Things cannot go on like this, and this month we have witnessed a series of telling signs that the eurozone has turned back into a danger zone. On Monday, we learnt that France and Italy will soon breach their fiscal limits. There are signs of disharmony at the European Central Bank – yet more proof that no central bank can exert real authority without a state behind it.
The ECB is racking up worthless sovereign debt and bank loans in its doomed battle to save the eurozone: in due course there will be an almighty row about who will pay up for the black hole.
Hopes that economic growth will float the eurozone off the rocks have been extinguished by forecasts of stagnation from the cruelly realistic ECB.

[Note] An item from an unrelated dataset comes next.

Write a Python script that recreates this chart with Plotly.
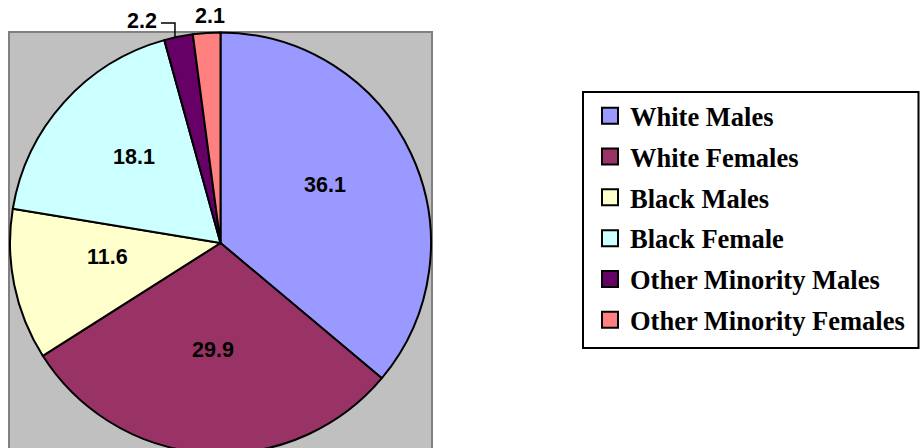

Meanwhile the eurozone has been plunged into deflation, meaning that in real terms the value of debt will rise, a chilling repeat of the European experience of the Thirties.
Most deadly of all is the resurrection of the Greek debt horror. The country is ungovernable and on Tuesday the president was (quite rightly) sacked, opening up the possibility of a spring general election, and thus causing the biggest collapse on the Athens stock market in 27 years.
We are very close now to Karl Marx’s moment of alignment. The political structure must be made to fit the economic reality, or vice versa. Bear in mind that the single currency will only work with a single economic policy, a single treasury, a single system of taxation and spending, a single national parliament and single political identity.
Europe’s incapable leadership have been trying to avoid this inevitable outcome. But the looming financial catastrophe will force them to confront it. It will be very frightening indeed for tens of millions of families, all the more so because Europe’s self-imposed economic disaster has destroyed the authority of mainstream parties, politicians and democratic institutions.
I guess that two things will emerge, along with a new social order, out of the chaos. Many countries – Greece and Italy among them – will abandon the lunacy of the euro.
Consolidation will take place at the centre. France, Belgium and a few others will realise Jean Monnet’s dream and come together to form a new state, which will have Germany at its centre.
I admit that it is parochial and self-regarding to consider the consequences for Britain, but they are promising. So far, David Cameron’s campaign for a treaty negotiation to accommodate British sensibilities has seemed selfish and hopeless. But the outlook would change with a new European architecture based around a greater Germany. Expect a two-tier Europe (of the kind advocated by Jacques Delors in 2005) with a second group of countries enjoying looser trading, foreign policy, defence and other arrangements with the centre.
This kind of European Union would be consistent with promises made to the British people in the 1975 referendum. It would be acceptable to all barring a handful of Ukip supporters and hardened Lib Dem voters.
It is exactly the Europe of nation states advocated by Margaret Thatcher – that far-sighted and dangerously acute student of Karl Marx – in her famous Bruges Group speech in 1988. She understood the connection between politics and economics, which is why she tried to prevent monetary union.

I have noted before that Cameron is a very lucky Prime Minister. The looming eurozone crisis will have terrible consequences for countless ordinary people, but will help to get the PM out of a tight spot, and better still, may help realise Margaret Thatcher’s eternal vision of a Europe of nations.